7. Means for producing pulses in a flowing fluid, comprising

a vortex chamber having a radially disposed inlet thereto for receiving at least a portion of said flowing fluid, a centrally disposed outlet whereby flow into said chamber flows radially to said outlet, and a recess in a peripheral wall of the vortex chamber; and

a movable barrier within said vortex chamber for selectively altering the flow within said chamber from radial to vortical flow, whereby flow to said outlet is impeded and a consequential change in flow rate generates a pressure pulse in said fluid, said barrier being movable between a first position located within said recess and a second position in said chamber exterior of said recess.

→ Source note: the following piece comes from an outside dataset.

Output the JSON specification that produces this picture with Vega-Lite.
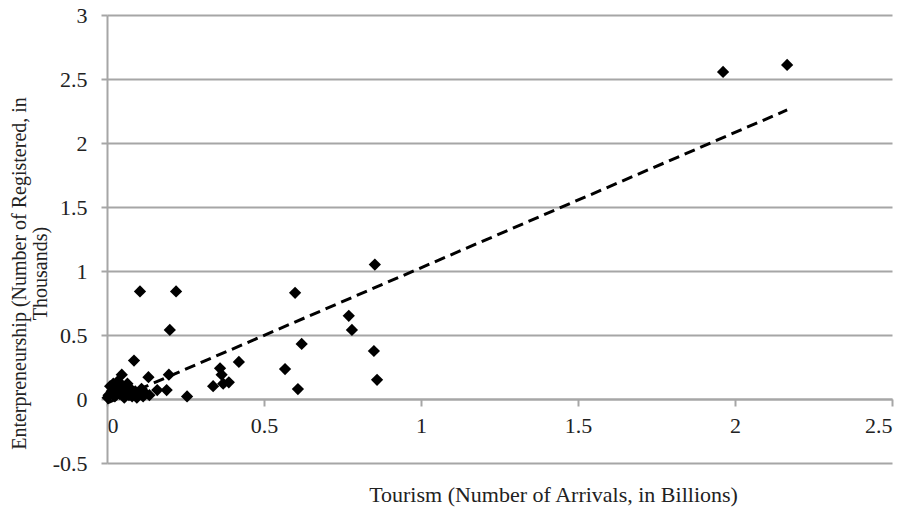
{
  "$schema": "https://vega.github.io/schema/vega-lite/v6.json",
  "width": 785,
  "height": 448,
  "autosize": {"type": "none"},
  "padding": {"left": 107, "top": 15, "right": 22, "bottom": 44},
  "background": "white",
  "config": {"view": {"stroke": null}, "font": "Liberation Serif"},
  "datasets": {
    "points": [
      {"tourism": 0.002, "entre": 0.01}, {"tourism": 0.005, "entre": 0.03}, {"tourism": 0.01, "entre": 0.10},
      {"tourism": 0.015, "entre": 0.06}, {"tourism": 0.02, "entre": 0.12}, {"tourism": 0.025, "entre": 0.02},
      {"tourism": 0.03, "entre": 0.08}, {"tourism": 0.035, "entre": 0.14}, {"tourism": 0.04, "entre": 0.04},
      {"tourism": 0.047, "entre": 0.19}, {"tourism": 0.05, "entre": 0.10}, {"tourism": 0.055, "entre": 0.01},
      {"tourism": 0.06, "entre": 0.05}, {"tourism": 0.065, "entre": 0.12}, {"tourism": 0.07, "entre": 0.03},
      {"tourism": 0.075, "entre": 0.08}, {"tourism": 0.08, "entre": 0.02}, {"tourism": 0.086, "entre": 0.30},
      {"tourism": 0.09, "entre": 0.06}, {"tourism": 0.095, "entre": 0.01}, {"tourism": 0.1, "entre": 0.04},
      {"tourism": 0.105, "entre": 0.84}, {"tourism": 0.11, "entre": 0.08}, {"tourism": 0.115, "entre": 0.02},
      {"tourism": 0.12, "entre": 0.05}, {"tourism": 0.132, "entre": 0.17}, {"tourism": 0.135, "entre": 0.03},
      {"tourism": 0.16, "entre": 0.07}, {"tourism": 0.19, "entre": 0.07}, {"tourism": 0.197, "entre": 0.19},
      {"tourism": 0.2, "entre": 0.54}, {"tourism": 0.22, "entre": 0.84}, {"tourism": 0.255, "entre": 0.02},
      {"tourism": 0.338, "entre": 0.10}, {"tourism": 0.36, "entre": 0.24}, {"tourism": 0.365, "entre": 0.19},
      {"tourism": 0.37, "entre": 0.12}, {"tourism": 0.388, "entre": 0.13}, {"tourism": 0.42, "entre": 0.29},
      {"tourism": 0.567, "entre": 0.234}, {"tourism": 0.599, "entre": 0.83}, {"tourism": 0.608, "entre": 0.078},
      {"tourism": 0.62, "entre": 0.43}, {"tourism": 0.77, "entre": 0.65}, {"tourism": 0.78, "entre": 0.54},
      {"tourism": 0.85, "entre": 0.375}, {"tourism": 0.853, "entre": 1.05}, {"tourism": 0.86, "entre": 0.15},
      {"tourism": 1.962, "entre": 2.555}, {"tourism": 2.166, "entre": 2.61}
    ],
    "trend": [
      {"tourism": 0.0, "entre": -0.032},
      {"tourism": 2.166, "entre": 2.258}
    ]
  },
  "layer": [
    {
      "data": {"name": "trend"},
      "mark": {"type": "line", "color": "black", "strokeWidth": 3, "strokeDash": [11, 6]},
      "encoding": {
        "x": {"field": "tourism", "type": "quantitative", "scale": {"domain": [0, 2.5], "nice": false, "zero": false}},
        "y": {"field": "entre", "type": "quantitative", "scale": {"domain": [-0.5, 3], "nice": false, "zero": false}}
      }
    },
    {
      "data": {"name": "points"},
      "mark": {"type": "point", "shape": "diamond", "filled": true, "color": "black", "size": 150, "opacity": 1},
      "encoding": {
        "x": {
          "field": "tourism", "type": "quantitative",
          "scale": {"domain": [0, 2.5], "nice": false, "zero": false},
          "axis": {
            "title": "Tourism (Number of Arrivals, in Billions)",
            "values": [0, 0.5, 1, 1.5, 2, 2.5],
            "labelExpr": "'' + datum.value",
            "offset": -64,
            "grid": false,
            "domainColor": "#a6a6a6", "domainWidth": 2,
            "tickColor": "#a6a6a6", "tickWidth": 2, "tickSize": 7,
            "labelFontSize": 22, "labelPadding": 9, "labelColor": "#222222",
            "labelFont": "Liberation Serif",
            "titleFont": "Liberation Serif", "titleFontSize": 22, "titleFontWeight": "normal",
            "titleColor": "#222222", "titleX": 446, "titleY": 95, "titleBaseline": "middle"
          }
        },
        "y": {
          "field": "entre", "type": "quantitative",
          "scale": {"domain": [-0.5, 3], "nice": false, "zero": false},
          "axis": {
            "title": ["Enterpreneurship (Number of Registered, in", "Thousands)"],
            "values": [-0.5, 0, 0.5, 1, 1.5, 2, 2.5, 3],
            "labelExpr": "'' + datum.value",
            "grid": true, "gridColor": "#a6a6a6", "gridWidth": 2,
            "domainColor": "#a6a6a6", "domainWidth": 2,
            "tickColor": "#a6a6a6", "tickWidth": 2, "tickSize": 6,
            "labelFontSize": 22, "labelPadding": 14, "labelColor": "#222222",
            "labelFont": "Liberation Serif",
            "titleFont": "Liberation Serif", "titleFontSize": 20, "titleFontWeight": "normal",
            "titleColor": "#222222", "titleX": -88, "titleY": 258, "titleBaseline": "middle",
            "titleLineHeight": 21
          }
        }
      }
    }
  ]
}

8. Means as in claim 7 further comprising actuating means for moving said barrier.

9. Means as in claim 8 wherein said actuating means is located external of said chamber.

10. Means as in claim 9 wherein said actuating means comprises an electrically operated solenoid operatively connected to said barrier to effect movement of said barrier upon operation of said solenoid.

11. Means as in claim 9 comprising at least two of said vortex chambers each having a respective movable barrier therein, said at least two chambers operating in parallel fashion and each receiving at least a portion of said flowing fluid, and common actuating means operatively connected to each of said respective movable barriers whereby all of said barriers can be actuated simultaneously.

12. Means as in claim 11 in combination with a drill string, said drill string having fluid flowing therethrough, said means for producing pulses generating pulses in said fluid in the drill string.

13. Means as in claim 7, wherein said vortex chamber further comprises a diffuser surrounding said centrally located outlet, and an annular flow path between said diffuser and a peripheral portion of said chamber, and said second position of said movable barrier is located in said annular flow path.